N.B. : il existe une Ouverture du Voyage à Reims, indépendante de l’opéra, qui est en réalité un morceau composé ultérieurement et constitué d’airs de danse extraits du Siège de Corinthe de Rossini (1826).
L’air de Lord Sidney (n° 4 scène XII)
Rossini est l’un des premiers à populariser au sein de l’opéra l’air en deux parties « cantabile – cabalette ». Ce type d’air prend place dans ce qu’on appelle la solita forma, une structure musicale composée de plusieurs éléments successifs :
- un récitatif, dans lequel l’action dramatique avance ;
- la première partie de l’air, le cantabile, dans un tempo plutôt lent et qui développe l’expression des sentiments énoncés dans le récitatif ;
- une partie centrale intermédiaire, appelée tempo di mezzo, qui provoque un rebondissement dans l’action dramatique ;
- la seconde partie de l’air, la cabalette, dans un tempo rapide.
Dans Le Voyage à Reims, l’air de Lord Sidney illustre cette forme particulière de structure musicale.
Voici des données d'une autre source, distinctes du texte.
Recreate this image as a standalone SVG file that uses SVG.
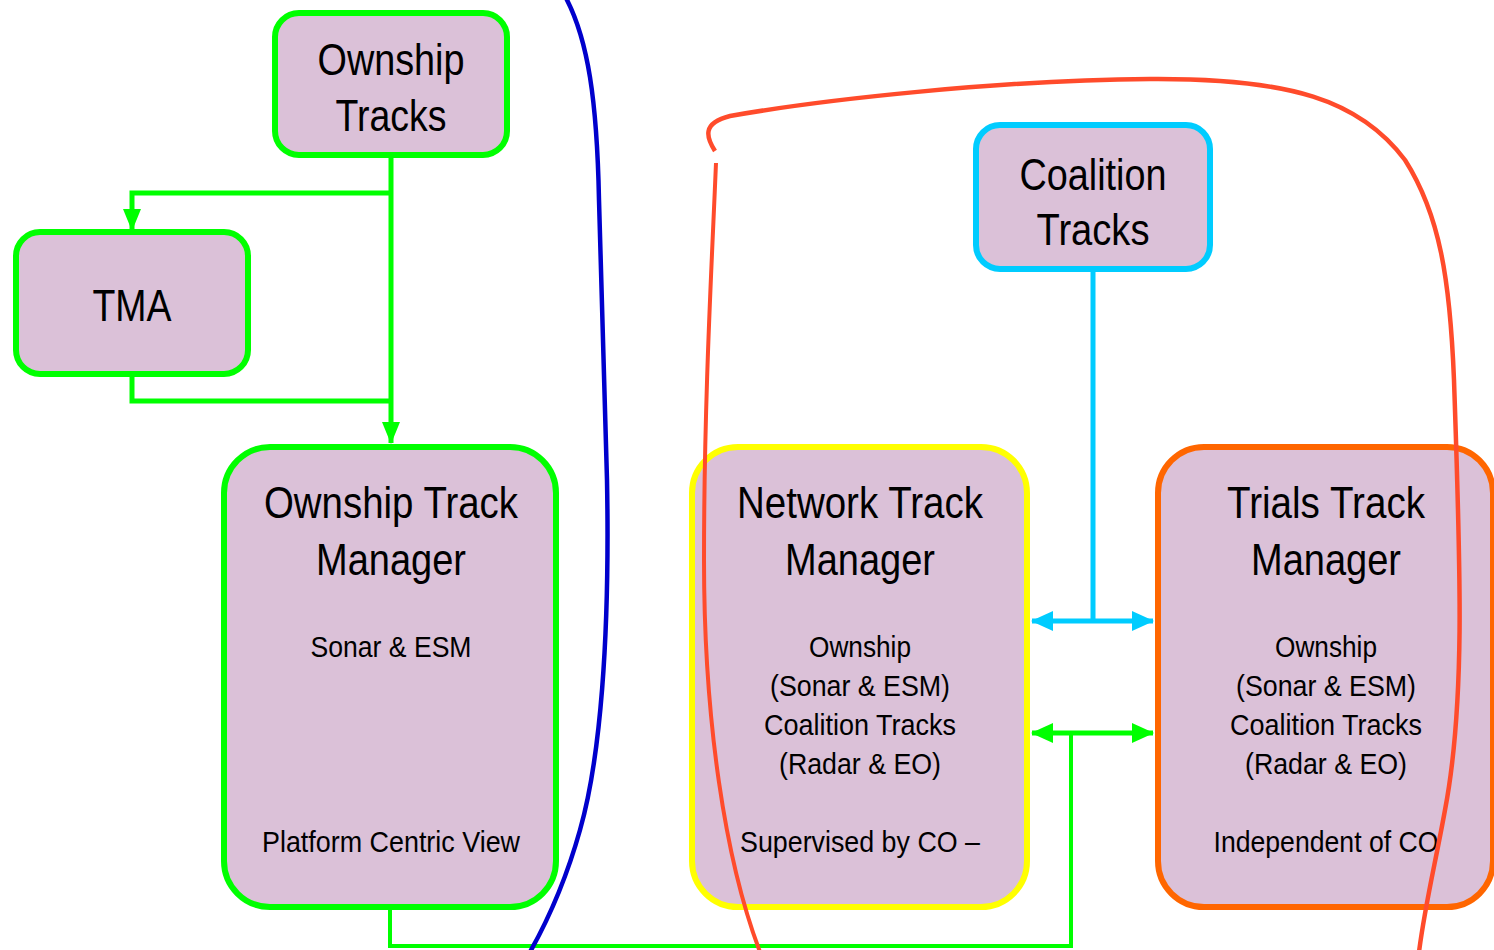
<svg xmlns="http://www.w3.org/2000/svg" width="1494" height="950" viewBox="0 0 1494 950">
<style>
.box{fill:#DBC1D8;stroke-width:6}
.g{stroke:#00FF00}
.y{stroke:#FFFF00}
.c{stroke:#00CCFF}
.o{stroke:#FF6600}
.big{font-family:"Liberation Sans",Arial,sans-serif;font-size:45px;fill:#000;text-anchor:middle}
.sm{font-family:"Liberation Sans",Arial,sans-serif;font-size:30px;fill:#000;text-anchor:middle}
.ln{fill:none;stroke-linejoin:miter}
.curve{fill:none;stroke-linecap:butt}
</style>
<defs>
<marker id="ag" markerUnits="userSpaceOnUse" markerWidth="22" markerHeight="22" viewBox="0 0 22 22" refX="21" refY="11" orient="auto-start-reverse"><path d="M0,2 L22,11 L0,20 Z" fill="#00FF00"/></marker>
<marker id="ag2" markerUnits="userSpaceOnUse" markerWidth="22" markerHeight="22" viewBox="0 0 22 22" refX="21" refY="11" orient="auto-start-reverse"><path d="M0,1 L22,11 L0,21 Z" fill="#00FF00"/></marker>
<marker id="ac" markerUnits="userSpaceOnUse" markerWidth="22" markerHeight="22" viewBox="0 0 22 22" refX="21" refY="11" orient="auto-start-reverse"><path d="M0,1 L22,11 L0,21 Z" fill="#00CCFF"/></marker>
</defs>
<rect width="1494" height="950" fill="#FFFFFF"/>

<g id="ownship-tracks">
<rect class="box g" x="275" y="13" width="232" height="142" rx="24"/>
<text class="big" x="391" y="75" textLength="147" lengthAdjust="spacingAndGlyphs">Ownship</text>
<text class="big" x="391" y="131" textLength="111" lengthAdjust="spacingAndGlyphs">Tracks</text>
</g>
<g id="tma">
<rect class="box g" x="16" y="232" width="232" height="142" rx="24"/>
<text class="big" x="132" y="321" textLength="79" lengthAdjust="spacingAndGlyphs">TMA</text>
</g>
<g id="coalition-tracks">
<rect class="box c" x="976" y="125" width="234" height="144" rx="24"/>
<text class="big" x="1093" y="190" textLength="147" lengthAdjust="spacingAndGlyphs">Coalition</text>
<text class="big" x="1093" y="245" textLength="113" lengthAdjust="spacingAndGlyphs">Tracks</text>
</g>
<g id="ownship-track-manager">
<rect class="box g" x="224" y="447" width="332" height="460" rx="46"/>
<text class="big" x="391" y="518" textLength="254" lengthAdjust="spacingAndGlyphs">Ownship Track</text>
<text class="big" x="391" y="575" textLength="150" lengthAdjust="spacingAndGlyphs">Manager</text>
<text class="sm" x="391" y="657" textLength="161" lengthAdjust="spacingAndGlyphs">Sonar &amp; ESM</text>
<text class="sm" x="391" y="852" textLength="258" lengthAdjust="spacingAndGlyphs">Platform Centric View</text>
</g>
<g id="network-track-manager">
<rect class="box y" x="692" y="447" width="335" height="460" rx="46"/>
<text class="big" x="860" y="518" textLength="246" lengthAdjust="spacingAndGlyphs">Network Track</text>
<text class="big" x="860" y="575" textLength="150" lengthAdjust="spacingAndGlyphs">Manager</text>
<text class="sm" x="860" y="657" textLength="102" lengthAdjust="spacingAndGlyphs">Ownship</text>
<text class="sm" x="860" y="696" textLength="180" lengthAdjust="spacingAndGlyphs">(Sonar &amp; ESM)</text>
<text class="sm" x="860" y="735" textLength="192" lengthAdjust="spacingAndGlyphs">Coalition Tracks</text>
<text class="sm" x="860" y="774" textLength="162" lengthAdjust="spacingAndGlyphs">(Radar &amp; EO)</text>
<text class="sm" x="860" y="852" textLength="240" lengthAdjust="spacingAndGlyphs">Supervised by CO –</text>
</g>
<g id="trials-track-manager">
<rect class="box o" x="1158" y="447" width="335" height="460" rx="46"/>
<text class="big" x="1326" y="518" textLength="198" lengthAdjust="spacingAndGlyphs">Trials Track</text>
<text class="big" x="1326" y="575" textLength="150" lengthAdjust="spacingAndGlyphs">Manager</text>
<text class="sm" x="1326" y="657" textLength="102" lengthAdjust="spacingAndGlyphs">Ownship</text>
<text class="sm" x="1326" y="696" textLength="180" lengthAdjust="spacingAndGlyphs">(Sonar &amp; ESM)</text>
<text class="sm" x="1326" y="735" textLength="192" lengthAdjust="spacingAndGlyphs">Coalition Tracks</text>
<text class="sm" x="1326" y="774" textLength="162" lengthAdjust="spacingAndGlyphs">(Radar &amp; EO)</text>
<text class="sm" x="1326" y="852" textLength="225" lengthAdjust="spacingAndGlyphs">Independent of CO</text>
</g>

<g id="connectors">
<path class="ln" d="M391,158 V443" stroke="#00FF00" stroke-width="5" marker-end="url(#ag)"/>
<path class="ln" d="M391,193 H132 V230" stroke="#00FF00" stroke-width="5" marker-end="url(#ag)"/>
<path class="ln" d="M132,377 V401 H391" stroke="#00FF00" stroke-width="5"/>
<path class="ln" d="M1093,272 V621" stroke="#00CCFF" stroke-width="5"/>
<path class="ln" d="M1032,621 H1153" stroke="#00CCFF" stroke-width="5" marker-start="url(#ac)" marker-end="url(#ac)"/>
<path class="ln" d="M390,910 V946 H1071 V733" stroke="#00FF00" stroke-width="4"/>
<path class="ln" d="M1032,733 H1153" stroke="#00FF00" stroke-width="5" marker-start="url(#ag2)" marker-end="url(#ag2)"/>
</g>

<g id="boundaries">
<path class="curve" stroke="#0000CC" stroke-width="4.5" d="M566,-2 C588,40 597,100 599,200 L607,480 C610,640 600,760 580,830 C566,880 548,920 530,952"/>
<path class="curve" stroke="#FF4B2B" stroke-width="4" d="M760,952 C725,860 704,720 704,560 C704,400 712,260 716,163"/>
<path class="curve" stroke="#FF4B2B" stroke-width="4.5" d="M715,151 C706,137 702,123 730,116 C820,100 1000,80 1150,79 C1290,78 1360,100 1405,160 C1440,215 1450,280 1454,380 C1460,560 1466,700 1445,810 C1435,865 1425,905 1419,952"/>
</g>
</svg>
La scène commence avec un récitatif, dans lequel le personnage se lamente sur son amour secret et malheureux pour Corinne. L’air qui suit, le cantabile, développe l’expression de ses sentiments, auxquels il tente en vain de se soustraire, et la volonté de les taire à l’élue de son cœur. L’arrivée du chœur de jeunes filles annonce le tempo di mezzo et bouleverse les résolutions de Lord Sidney : les fleurs qu’apportent les femmes le rappellent à son amour pour Corinne, qu’il proclame en lui jurant fidélité dans la cabalette.